How Can a Smartphone Survive a 100-Foot Drop But Crack on Your Floor?
1 year ago Stephanie Pappas | Live Science 0
A few weeks ago, I pulled my iPhone out of my purse only to discover a spiderweb of cracks emanating from the earpiece area of the screen. I couldn’t remember dropping the phone or hitting my purse against anything, but I must have jostled something just wrong. Considering that last year a guy dropped his phone 1,000 feet (305 meters) out of an actual airplane with no ill effects, my cracked screen feels a little unfair.
But Live Science’s sister site Tom’s Guide, which reviews tech gadgets, recently did some testing that reveals that phone breakage isn’t just about the length of the fall. Tom’s Guide testers found that a phone dropped from 100 feet (30 m) might survive the fall, while the same kind of phone might shatter from a 6-foot (1.8 m) drop.
Why? The surface involved in the impact matters, of course, but so does the angle of the fall. And that, says glass expert Peter Houk, is all due to the unique atomic structure of glass.
The testing at Tom’s Guide lacked the kind of tech you’d need to really test the integrity of smartphone glass, like high-speed cameras and hundreds of spare phones to test. But the Tom’s Guide testers found that dropping phones onto plywood, even from a drone flying 100 feet up, didn’t necessarily cause the devices to shatter. The drop destroyed some phones, like the Apple iPhone X and the LG V30. Others, like the Samsung Galaxy S9, had no damage whatsoever. (Concrete, unsurprisingly, was far rougher on phones than plywood was, totally killing 10 percent of them when they were dropped from 6 feet onto their edges and 5 percent of them when they were dropped from 6 feet onto their faces.)
It’s not surprising that there would be variations in breakage, Houk said, given the importance of the angle of contact with the ground.
Here’s why: Glass stands up well to compressional forces, or forces that squeeze, said Houk, the director of the Massachusetts Institute of Technology Glass Lab. That’s why a phone dropped flat on its face often survives. But “glass doesn’t like tension,” Houk said. Bend a piece of glass, or apply a small, pinpoint force to one of its edges, and you’re likely to end up with a shower of shards.
Smartphone glass and glass used in car windows, shower doors and other places where you don’t want a million razor-sharp shards is tempered, but the two types of glass are tempered in very different ways. Window glass is heat-tempered, Houk told Live Science. In thermal tempering, manufacturers heat the glass to 1,148 degrees Fahrenheit (620 degrees Celsius) and then rapidly cool it. The outside and inside of the glass cool at slightly different rates, Houk said, which compresses the surface of the material while putting the interior layer in tension.

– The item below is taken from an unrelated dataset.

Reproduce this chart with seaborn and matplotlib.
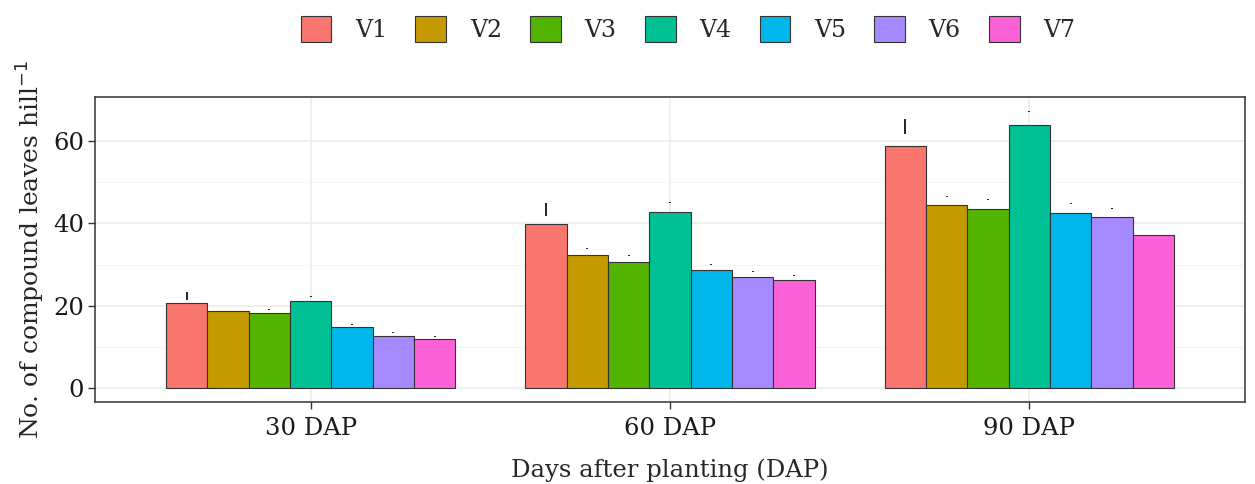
import matplotlib
matplotlib.use("Agg")
import matplotlib.pyplot as plt
import numpy as np
import pandas as pd
import seaborn as sns

days = ["30 DAP", "60 DAP", "90 DAP"]
varieties = ["V1", "V2", "V3", "V4", "V5", "V6", "V7"]
colors = ["#F8766D", "#C49A00", "#53B400", "#00C094", "#00B6EB", "#A58AFF", "#FB61D7"]

# mean number of compound leaves, rows = variety, cols = day
means = {
    "V1": [20.6, 39.9, 58.7],
    "V2": [18.8, 32.2, 44.4],
    "V3": [18.3, 30.7, 43.6],
    "V4": [21.2, 42.8, 64.0],
    "V5": [14.7, 28.6, 42.6],
    "V6": [12.7, 27.0, 41.6],
    "V7": [12.0, 26.2, 37.2],
}
# error bar ends (floating above the bars as in the original)
err_lo = {
    "V1": [21.5, 41.9, 61.6],
    "V2": [19.6, 33.7, 46.5],
    "V3": [19.0, 32.0, 45.6],
    "V4": [22.2, 44.9, 67.0],
    "V5": [15.4, 29.9, 44.7],
    "V6": [13.3, 28.2, 43.6],
    "V7": [12.5, 27.3, 39.0],
}
err_hi = {
    "V1": [23.4, 44.9, 65.3],
    "V2": [19.8, 33.9, 46.7],
    "V3": [19.2, 32.2, 45.8],
    "V4": [22.4, 45.1, 67.2],
    "V5": [15.6, 30.1, 44.9],
    "V6": [13.5, 28.4, 43.8],
    "V7": [12.7, 27.5, 39.2],
}

rows = []
for v in varieties:
    for i, d in enumerate(days):
        rows.append({"day": d, "variety": v, "leaves": means[v][i]})
df = pd.DataFrame(rows)

sns.set_theme(style="whitegrid")
plt.rcParams["font.family"] = ["DejaVu Serif"]

fig = plt.figure(figsize=(12.55, 4.84), dpi=100)
ax = fig.add_axes([95 / 1255, 1 - 402 / 484, 1150 / 1255, 305 / 484])

sns.barplot(data=df, x="day", y="leaves", hue="variety", order=days, hue_order=varieties,
            palette=colors, width=0.805, edgecolor="#333333", linewidth=0.8, saturation=1,
            errorbar=None, ax=ax, legend=True)

for v, cont in zip(varieties, ax.containers):
    xs = [p.get_x() + p.get_width() / 2 for p in cont.patches]
    ax.vlines(xs, err_lo[v], err_hi[v], color="black", lw=1.2, zorder=5)

ax.set_xlim(-0.6, 2.6)
ax.set_ylim(-3.4, 70.7)
ax.set_yticks([0, 20, 40, 60])
ax.set_yticks([10, 30, 50], minor=True)
ax.set_axisbelow(True)
ax.grid(True, which="major", color="#EBEBEB", lw=1.1)
ax.grid(True, which="minor", axis="y", color="#F2F2F2", lw=0.6)
for s in ax.spines.values():
    s.set_color("#333333")
    s.set_linewidth(1.1)
ax.tick_params(axis="both", which="major", length=5, width=1, color="#333333",
               labelsize=17.5, labelcolor="#1a1a1a", pad=3, bottom=True, left=True)
ax.tick_params(axis="x", pad=6)
ax.tick_params(which="minor", length=0)
ax.set_xlabel("Days after planting (DAP)", fontsize=17.5, labelpad=13)
ax.set_ylabel("No. of compound leaves hill$^{-1}$", fontsize=18, labelpad=4)

handles, labels = ax.get_legend_handles_labels()
ax.legend_.remove()
fig.legend(handles, labels, loc="center", bbox_to_anchor=(688 / 1255, 1 - 29 / 484), ncol=7,
           frameon=False, fontsize=17, handlelength=1.3, handleheight=1.3,
           columnspacing=1.2, handletextpad=1.0)

fig.savefig("out.png", dpi=100)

For the purposes of strength, this is great — it’s very difficult to break the glass by hitting it on its face, because the additional compression further strengthens the glass against forces that compact it. When it does break, the high compressive force gets released all at once, causing the glass to break into tiny, pebble-like pieces rather than large, knifelike shards.
In their screens, smartphone manufacturers tend to favor Gorilla glass, a chemically tempered glass made by the company Corning. This glass makes up iPhones, and Samsung, LG and other phone manufacturers also use it. Gorilla glass is bathed in potassium salts, Houk said, which allows potassium ions (charged molecules of potassium) to squeeze in between the silica atoms in the glass’s molecular structure. This is another way of creating a strong, compressive layer.
“It makes it superstrong against blows to the face, and they can make this glass very scratch-resistant,” Houk said.
It’s extremely difficult to manufacture glass that doesn’t have tiny defects, though, Houk said, which is one vulnerability for even Gorilla Glass. Corning has more recently developed another glass, called Willow Glass, by fusing two thin sheets of molten glass together in midair; when that method is used, the glass doesn’t have any contact points with surfaces during the cooling process. (Contact points can introduce invisible flaws in the molecular structure of glass.) Willow Glass can be made less than a millimeter thin and is remarkably flexible.
“That is as close as we’ve gotten at this point to producing flaw-free glass,” Houk said.
Still, glass is fundamentally an amorphous solid, meaning it lacks the organized lattice pattern (and resulting strength) of crystalline solids like diamonds. That atomic structure means glass is fundamentally prone to cracking, especially when pressed by a point source of force.
Drop your phone on its face on a concrete sidewalk, and you might be fine. If the device lands on its edge, though, it’s likely “game over.”
The good news for my cracked phone screen, Houk said, is that by breaking it, I’ve relieved the tension it was under from the tempering process. That means it may be in a stress-free state and won’t crack anymore on its own. The bad news, of course, is that it’s no longer strong. Eventually, those little spiderwebs of glass may shed shards — and I’ll no longer be able to put off the repair bill.